Stop means no. And no means no. So . . . stop.

Xander ,'Conversations with Dead People'


Natter 58: Let's call Venezuela!  

Off-topic discussion. Wanna talk about corsets, duct tape, or physics? This is the place. Detailed discussion of any current-season TV must be whitefonted.


Jessica - Apr 21, 2008 8:01:42 am PDT #2834 of 10001
And then Ortus came and said "It's Ortin' time" and they all Orted off into the sunset

I think of sweet and savory as antonyms. So yeah, savory encompasses a wider range of specific flavors (since you pretty much only get "sweet" from sugar in some form or another, but savory can come from almost anything else).

a piece of cheese on its own is not savory

And I'd disagree with this, since a cheese course can be considered "a savory" in the same way a dessert course is considered "a sweet."

Lemme see if I can find that Gourmet article about sweet/savory from a few years back.


Steph L. - Apr 21, 2008 8:02:39 am PDT #2835 of 10001
I look more rad than Lutheranism

Lemme see if I can find that Gourmet article about sweet/savory from a few years back.

Excellent!


Jessica - Apr 21, 2008 8:08:09 am PDT #2836 of 10001
And then Ortus came and said "It's Ortin' time" and they all Orted off into the sunset

All hail the great Google!

The savory is a little bite of something rich, salty, and piquant—a marrow toast, perhaps, or a stuffed egg, a talmouse (a kind of cheese tartlet), or a potted lobster. It was placed here and there in a meal that could run to as many as 12 different courses, but it eventually found its place at the very end. Very simply put, this allowed the gentlemen, if they wished, to eschew the sweet and round off the meal with something that was less cloying and led the palate more directly to the glass of brandy and the after-dinner cigar. Conversely, it was generally felt that the ladies ought to skip the savory and take the sweet. This naturally led to coffee in the drawing room, away from the fumes of alcohol and tobacco, where—as wine authority Darrell Corti recently pointed out to me—they could have first crack at the bathroom.


beth b - Apr 21, 2008 8:12:19 am PDT #2837 of 10001
oh joy! Oh Rapture ! I have a brain!

You are right with the exact definition Jessica - it is just ore the way I use the word. with a piece of cheese I have other words I'd use -nutty, earthy , etc. So I think I use savory when there are more different flavors to describe.
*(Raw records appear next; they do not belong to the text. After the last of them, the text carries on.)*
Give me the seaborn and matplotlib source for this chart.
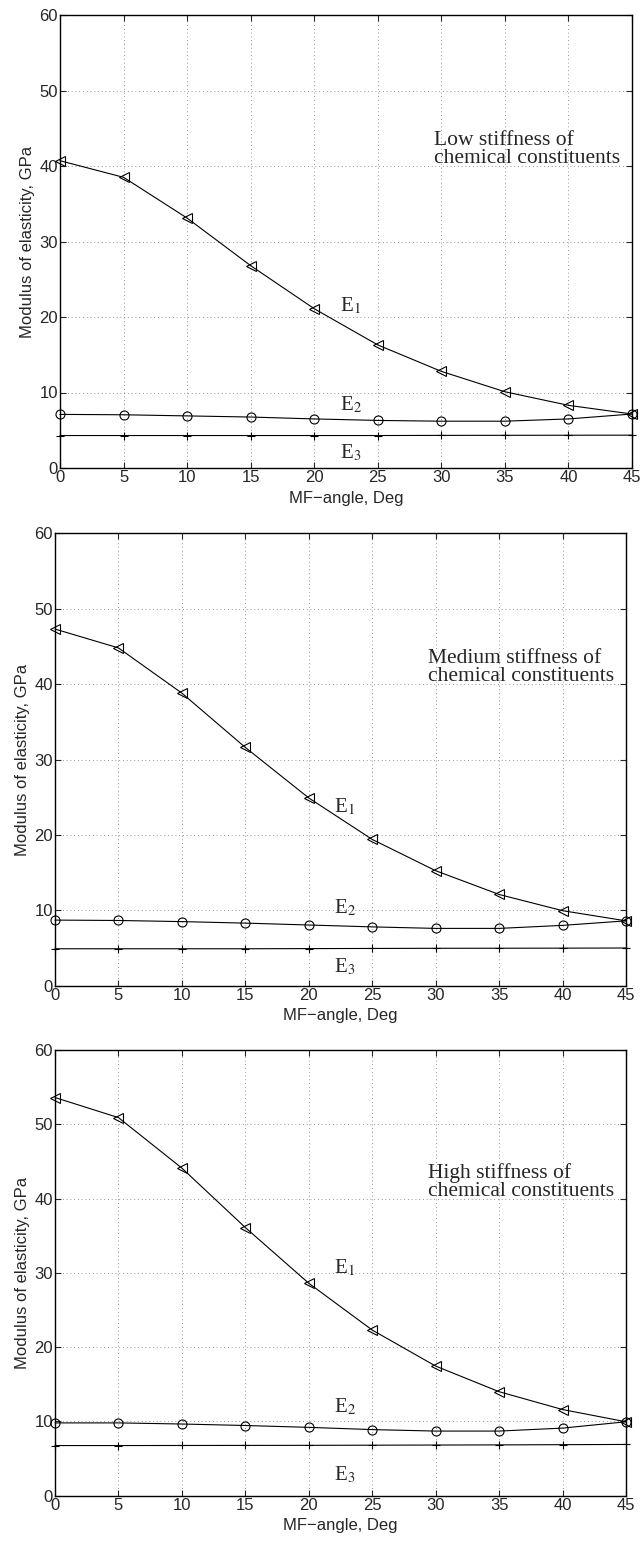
import numpy as np
import pandas as pd
import matplotlib
matplotlib.use("Agg")
import matplotlib.pyplot as plt
import seaborn as sns

sns.set_style("ticks")
plt.rcParams['font.family'] = ['Liberation Sans', 'DejaVu Sans']
plt.rcParams['mathtext.fontset'] = 'stix'
plt.rcParams['xtick.direction'] = 'in'
plt.rcParams['ytick.direction'] = 'in'

angles = [0, 5, 10, 15, 20, 25, 30, 35, 40, 45]

e1_low = [40.7, 38.5, 33.1, 26.8, 21.1, 16.3, 12.8, 10.1, 8.3, 7.15]
e2_low = [7.1, 7.05, 6.9, 6.75, 6.5, 6.3, 6.2, 6.2, 6.5, 7.15]
e3_low = [4.3, 4.3, 4.3, 4.3, 4.3, 4.3, 4.32, 4.33, 4.34, 4.35]

e1_med = [47.3, 44.8, 38.8, 31.6, 24.9, 19.4, 15.25, 12.1, 9.95, 8.6]
e2_med = [8.7, 8.65, 8.5, 8.3, 8.05, 7.8, 7.6, 7.6, 8.0, 8.6]
e3_med = [4.9, 4.9, 4.9, 4.9, 4.92, 4.94, 4.96, 4.97, 4.98, 5.0]

e1_high = [53.6, 50.9, 44.1, 36.1, 28.6, 22.3, 17.45, 14.0, 11.6, 9.95]
e2_high = [9.8, 9.8, 9.65, 9.45, 9.2, 8.9, 8.7, 8.7, 9.1, 9.95]
e3_high = [6.75, 6.75, 6.76, 6.77, 6.78, 6.8, 6.82, 6.84, 6.87, 6.9]

panel_titles = ["Low stiffness of\nchemical constituents",
                "Medium stiffness of\nchemical constituents",
                "High stiffness of\nchemical constituents"]
xticks = [0, 5, 10, 15, 20, 25, 30, 35, 40, 45]
yticks = [0, 10, 20, 30, 40, 50, 60]
xlabel = "MF\u2212angle, Deg"
ylabel = "Modulus of elasticity, GPa"

# label positions (data coords): E1, E2, E3 y-values
label_y = [(21.5, 8.3, 2.0), (23.7, 10.3, 2.5), (30.6, 12.0, 2.8)]

panels = [(e1_low, e2_low, e3_low), (e1_med, e2_med, e3_med), (e1_high, e2_high, e3_high)]
rects = [[60/642, 1-468/1550, 572/642, 453/1550],
         [55/642, 1-985.7/1550, 571/642, 452.4/1550],
         [55/642, 1-1495.7/1550, 571/642, 445.7/1550]]

fig = plt.figure(figsize=(6.42, 15.5), dpi=100)
serif_fam = ["Liberation Serif", "DejaVu Serif"]

for i, (e1, e2, e3) in enumerate(panels):
    ax = fig.add_axes(rects[i])
    df = pd.DataFrame({"angle": angles, "E1": e1, "E2": e2, "E3": e3})
    sns.lineplot(data=df, x="angle", y="E1", ax=ax, color="black", lw=0.8,
                 marker="<", markersize=7.5, markerfacecolor="none",
                 markeredgecolor="black", markeredgewidth=0.8, clip_on=False)
    sns.lineplot(data=df, x="angle", y="E2", ax=ax, color="black", lw=0.8,
                 marker="o", markersize=6.5, markerfacecolor="none",
                 markeredgecolor="black", markeredgewidth=0.8, clip_on=False)
    sns.lineplot(data=df, x="angle", y="E3", ax=ax, color="black", lw=0.8,
                 marker="+", markersize=6, markeredgecolor="black",
                 markeredgewidth=0.8, clip_on=False)
    ax.set_xlim(0, 45)
    ax.set_ylim(0, 60)
    ax.set_xticks(xticks)
    ax.set_yticks(yticks)
    ax.grid(True, linestyle=(0, (1, 3.5)), color="black", lw=0.6, alpha=0.55)
    ax.tick_params(axis="both", which="both", top=True, right=True,
                   labelsize=12, length=4, width=0.8, pad=1.5)
    for s in ax.spines.values():
        s.set_linewidth(1.0)
        s.set_color("black")
    ax.set_xlabel(xlabel, fontsize=12, labelpad=4)
    ax.set_ylabel(ylabel, fontsize=12, labelpad=3)
    ly = label_y[i]
    serif = dict(fontsize=15, family=serif_fam, ha="left", va="center")
    ax.text(22.0, ly[0], r"E$_1$", **serif)
    ax.text(22.0, ly[1], r"E$_2$", **serif)
    ax.text(22.0, ly[2], r"E$_3$", **serif)
    ax.text(29.4, 42.2, panel_titles[i], fontsize=15.5,
            family=serif_fam, ha="left", va="center", linespacing=0.92)

fig.savefig("out.png", dpi=100)
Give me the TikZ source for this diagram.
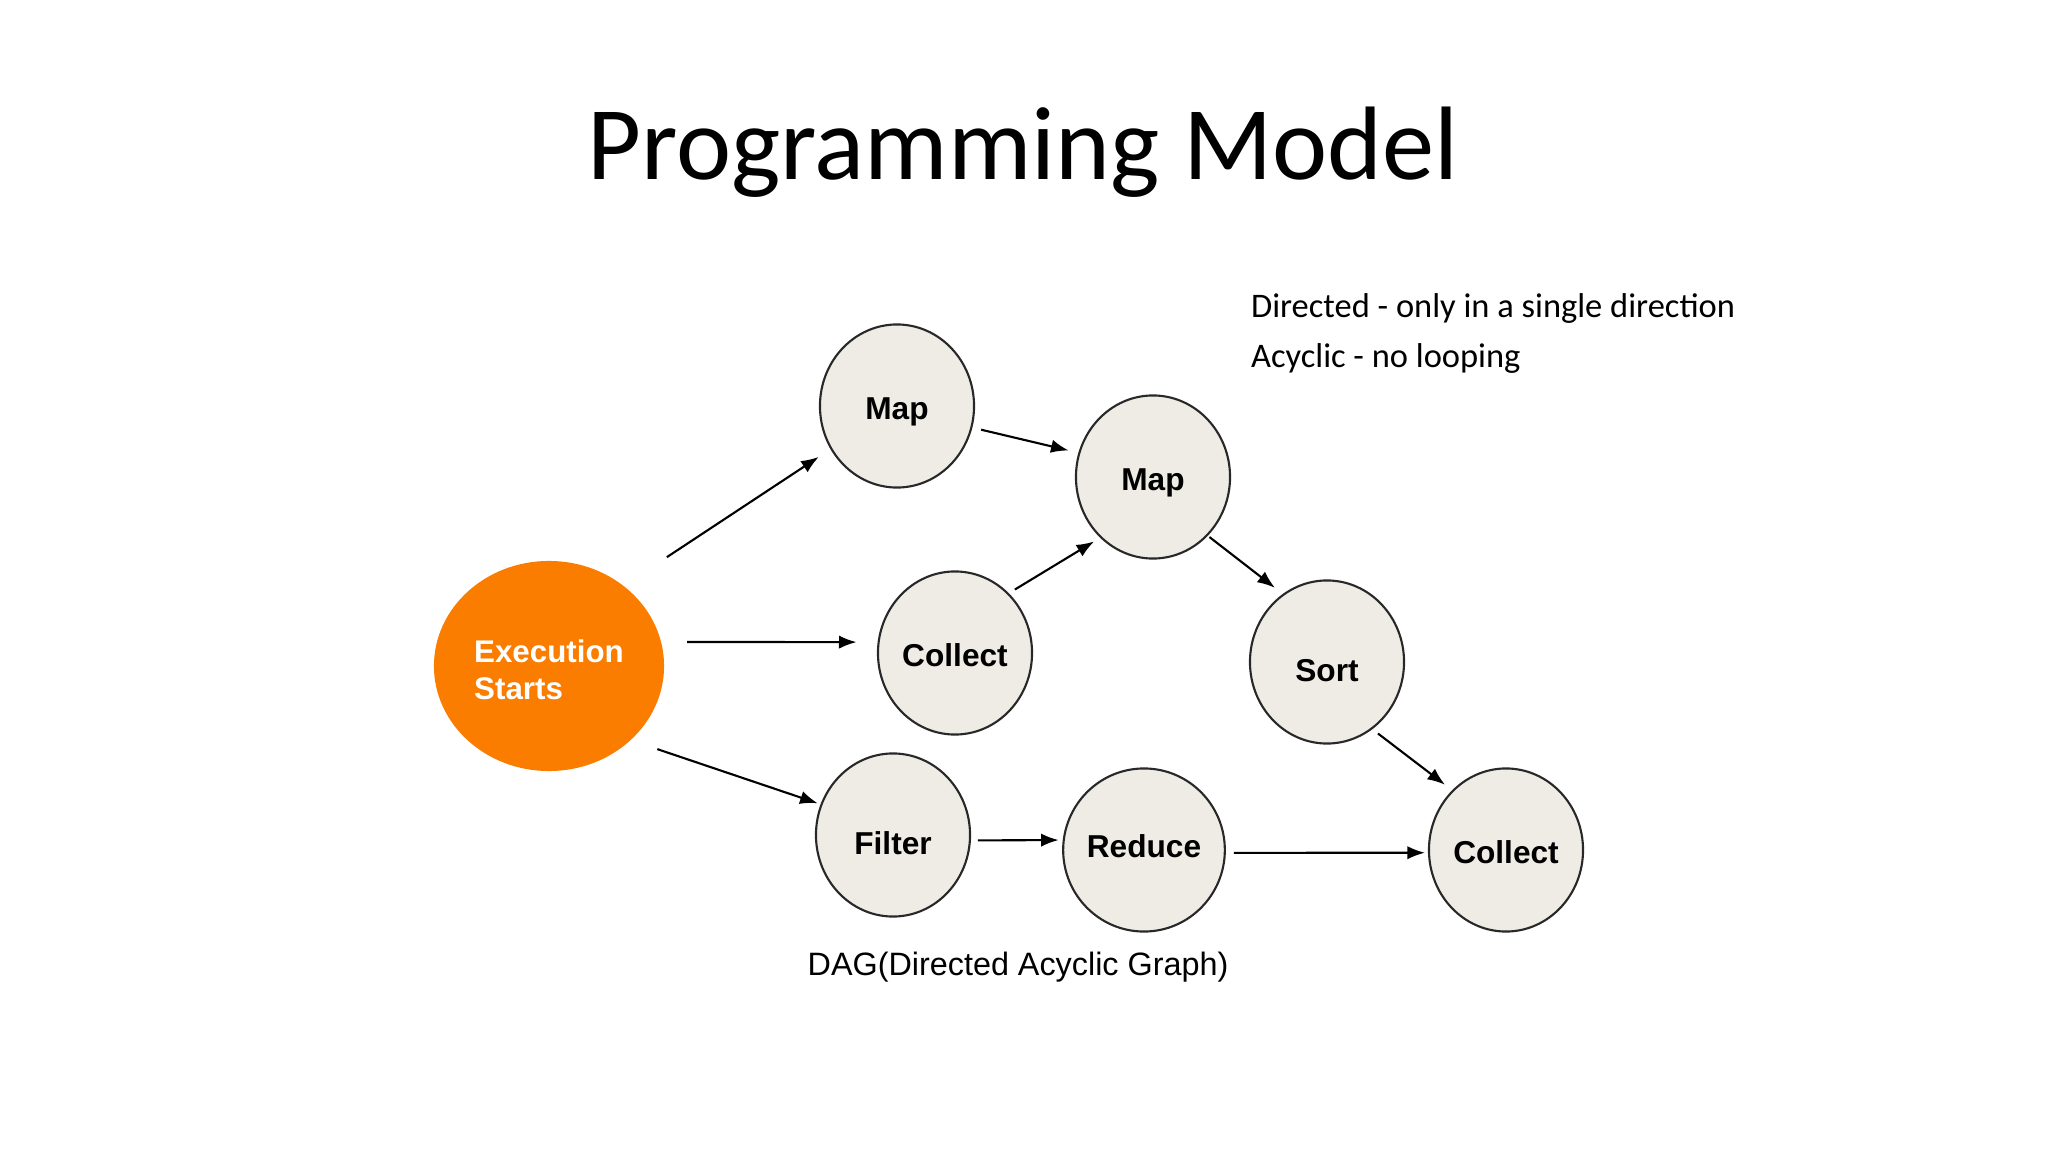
\documentclass[tikz,border=0pt]{standalone}
\usepackage{fontspec}
\setmainfont{Liberation Sans}
\newfontfamily\slidefont{Carlito}
\usepackage{xcolor}
\usepackage{tikz}
\usetikzlibrary{arrows.meta}
\usetikzlibrary{shapes.geometric}
\usetikzlibrary{positioning}

\definecolor{nodefill}{RGB}{238,236,229}
\definecolor{startorange}{RGB}{250,125,0}
\definecolor{rim}{RGB}{40,40,40}

\begin{document}
\begin{tikzpicture}[x=0.01cm,y=-0.01cm,auto,semithick]
 				 \tikzstyle{vert}=[draw=rim, ellipse, fill=nodefill, line width=0.6pt, minimum width=1.54cm, minimum height=1.63cm, inner sep=0pt, text height=7.4pt, text depth=0pt, font=\fontsize{9}{11}\selectfont\bfseries]
 				 \tikzstyle{start}=[ellipse, fill=startorange, text=white, minimum width=2.30cm, minimum height=2.10cm, inner sep=0pt, align=left, text height=19.2pt, text depth=0pt, font=\fontsize{8.9}{10.5}\selectfont\bfseries]
 				 \tikzstyle{arr}=[-{Latex[length=5pt,width=3.8pt]}, line width=0.6pt]
 				 \tikzstyle{note}=[anchor=base west, inner sep=0pt, font=\slidefont\fontsize{9.8}{12}\selectfont]
						\useasboundingbox (0,0) rectangle (2048,1152);

						\node[anchor=base, inner sep=0pt, font=\slidefont\fontsize{29.7}{34}\selectfont] (title) at (1023,180) {Programming Model};
						\node[note] (dir) at (1250,318) {Directed - only in a single direction};
						\node[note] (acy) at (1250,368) {Acyclic - no looping};

						\node[start] (exec) at (549,666) {Execution\\Starts};
						\node[vert] (map1) at (897,406) {Map};
						\node[vert] (map2) at (1153,477) {Map};
						\node[vert] (coll1) at (955,653) {Collect};
						\node[vert, text height=11pt] (sort) at (1327,662) {Sort};
						\node[vert, text height=11pt] (filter) at (893,835) {Filter};
						\node[vert, text height=4.4pt] (reduce) at (1144,850) {Reduce};
						\node[vert] (coll2) at (1506,850) {Collect};

						\node[inner sep=0pt, font=\fontsize{9.2}{11}\selectfont] (dag) at (1018,967) {DAG(Directed Acyclic Graph)};

						\path
							(exec.47) edge[arr, shorten <=0.51cm, shorten >=0.14cm] (map1.213)
							(exec.12) edge[arr, shorten <=0.25cm, shorten >=0.21cm] (coll1.172)
							(exec.318) edge[arr, shorten <=0.27cm, shorten >=0.03cm] (filter.157)
							(map1.344) edge[arr, shorten <=0.09cm, shorten >=0.10cm] (map2.162)
							(coll1.48) edge[arr, shorten <=0.07cm, shorten >=0.07cm] (map2.229)
							(map2.313) edge[arr, shorten <=0.02cm, shorten >=0.10cm] (sort.123)
							(sort.304) edge[arr, shorten <=0.07cm, shorten >=0.09cm] (coll2.132)
							(filter.356) edge[arr, shorten <=0.07cm, shorten >=0.04cm] (reduce.173)
							(reduce.358) edge[arr, shorten <=0.08cm, shorten >=0.03cm] (coll2.182);

 				\end{tikzpicture}
\end{document}
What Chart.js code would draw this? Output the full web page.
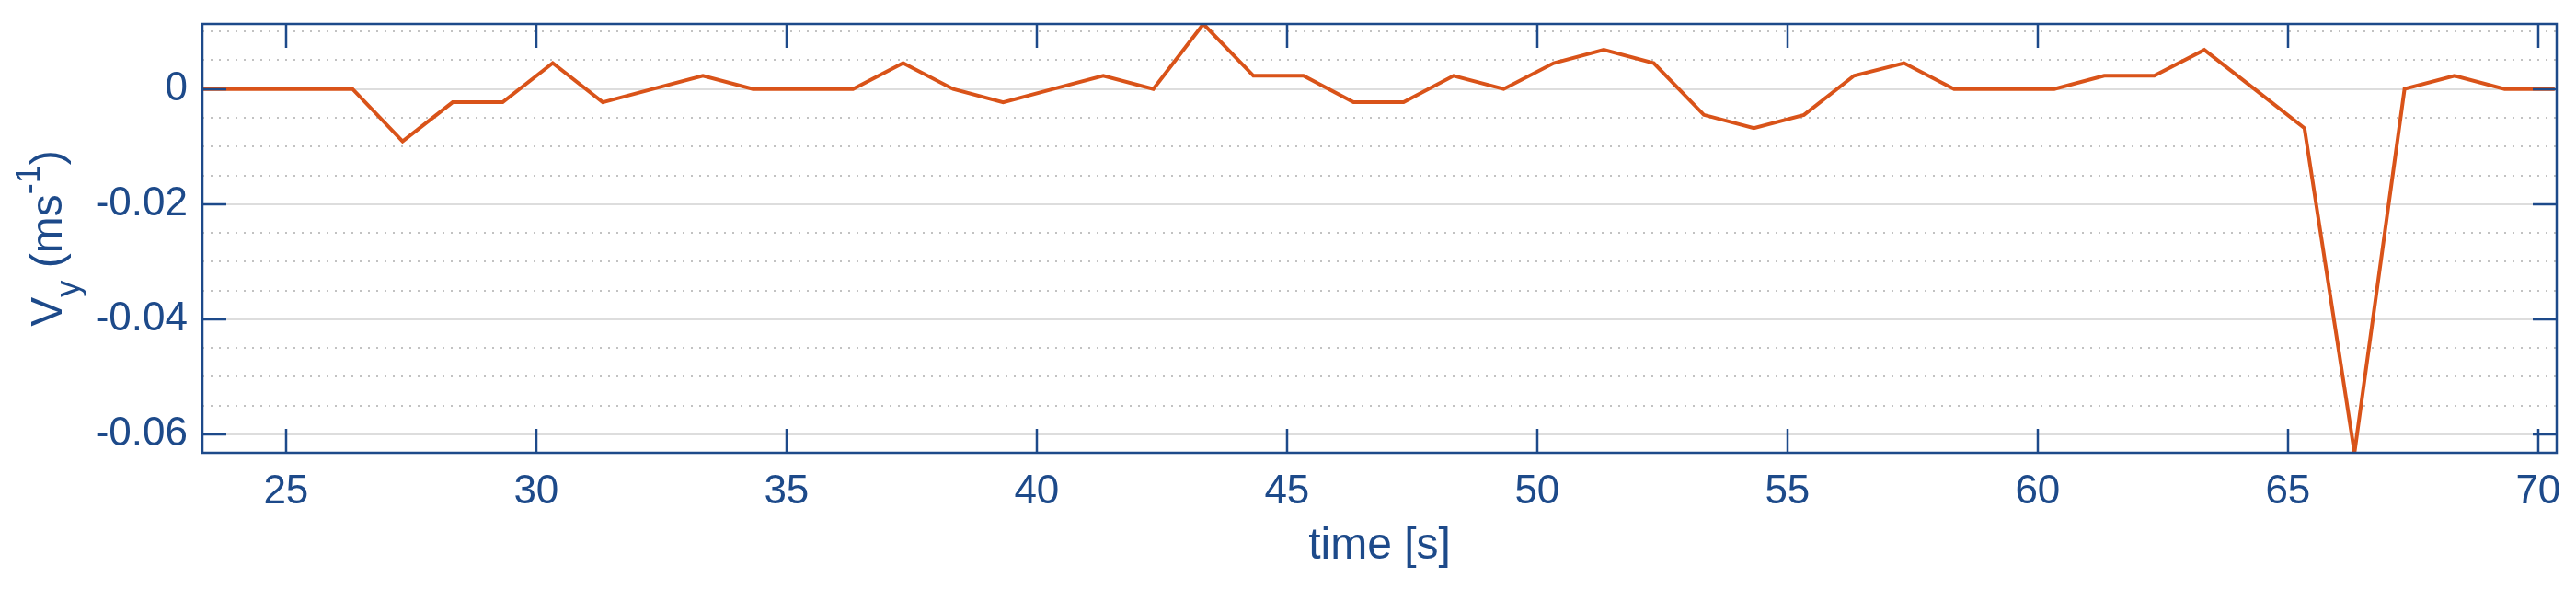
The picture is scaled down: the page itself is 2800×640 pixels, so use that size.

Tom Scola - Apr 21, 2008 8:15:13 am PDT #2838 of 10001
Remember that the frontier of the Rebellion is everywhere. And even the smallest act of insurrection pushes our lines forward.

savory == umami


brenda m - Apr 21, 2008 8:31:51 am PDT #2839 of 10001
If you're going through hell/keep on going/don't slow down/keep your fear from showing/you might be gone/'fore the devil even knows you're there

Isn't there a difference between the definition of savory-the-flavor and savory-the-dinner-course, though? The former seems to me both more limited and harder to describe.


Nutty - Apr 21, 2008 8:33:10 am PDT #2840 of 10001
"Mister Spock is on his fanny, sir. Reports heavy damage."

umami

No, YOU mami.


Sue - Apr 21, 2008 8:35:36 am PDT #2841 of 10001
hip deep in pie

Isn't there a difference between the definition of savory-the-flavor and savory-the-dinner-course, though?

In my head (which means it must me true!), savory the flavour is used when it's something that could be either sweet or not, and usually involves flavouring with herbs.

Then we could get into the herb summer savoury, and totally confuse things. My mom buys Newfoundland savoury to put in her turkey stuffing.


Jessica - Apr 21, 2008 8:37:30 am PDT #2842 of 10001
And then Ortus came and said "It's Ortin' time" and they all Orted off into the sunset

Isn't there a difference between the definition of savory-the-flavor and savory-the-dinner-course, though?

Oh sure - the noun is just my personal jumping-off point. I still think savory-the-adjective is the opposite of "sweet" though.


Matt the Bruins fan - Apr 21, 2008 8:45:31 am PDT #2843 of 10001
"I remember when they eventually introduced that drug kingpin who murdered people and smuggled drugs inside snakes and I was like 'Finally. A normal person.'” —RahvinDragand

I think of savory as describing possibly-but-not-necessarily salty flavors, like bread, crackers, cheese, meat, and some unsweet soups. Basically, anything that makes me thirsty for a drink other than milk or water.